Obviously, it’s not the end of the world. Employees of famous companies, occasionally even reputable and knowledgeable people are not immune to using wrong or mistaken spelling. This is explained by a simple fact that there are plenty of professionals who are dyslexic and/or careless about spelling, while still being experts in their subject areas. There is nothing wrong about that, but evidence of their misuse of written language is not grounds for an argument that the wrong spelling is correct. Researching what the word actually stands for takes less than a minute, and it should clear any doubt and avoid unnecessary arguments.

[0] Now that you know…

DidYaWipe
R, A, and W don't stand for anything. It's raw data off the sensor, not an acronym. Therefore not capitalized.

You can find millions of instances of any given literacy-impaired error. "Would of" and "your not going to find this" are wrong... but they're out there by the boatload. No need to propagate them further.

Springtime OP
My impression has been that the capitalization is to identify the word as an image format (a stand-in for whatever actual format is used), rather than being an initialism. Canon, Nikon and Sony among other hardware and software companies use it in this way.

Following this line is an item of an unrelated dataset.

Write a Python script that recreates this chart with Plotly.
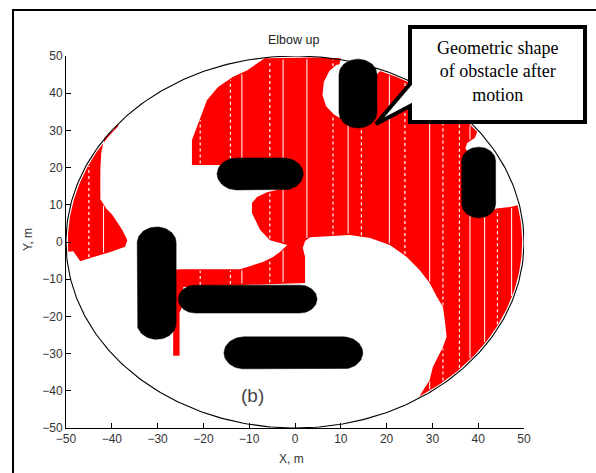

ZIP similarly doesn't stand for anything but is styled as such. So I suppose the pushback is more against being used as a stand-in for generic raw image formats.

Edit: just noticed your comment was greyed but I didn't downvote it fwiw.

DidYaWipe
All good.

You can also find tons of instances of people referring to Apple's computers as MACs. And that one is even worse because MAC is an actual computer-hardware term.

So "RAW" may not be a well-known acronym, but it doesn't mean it will never be.

The Brits suffer from the opposite problem: making acronyms into regular proper names. It's endemic over there; their articles are replete with references to the nonexistent "Nasa," "Nato," and other entities. In at least one case in the last few years they did this to a piece of legislation where there was actually a British company with the name they were misusing.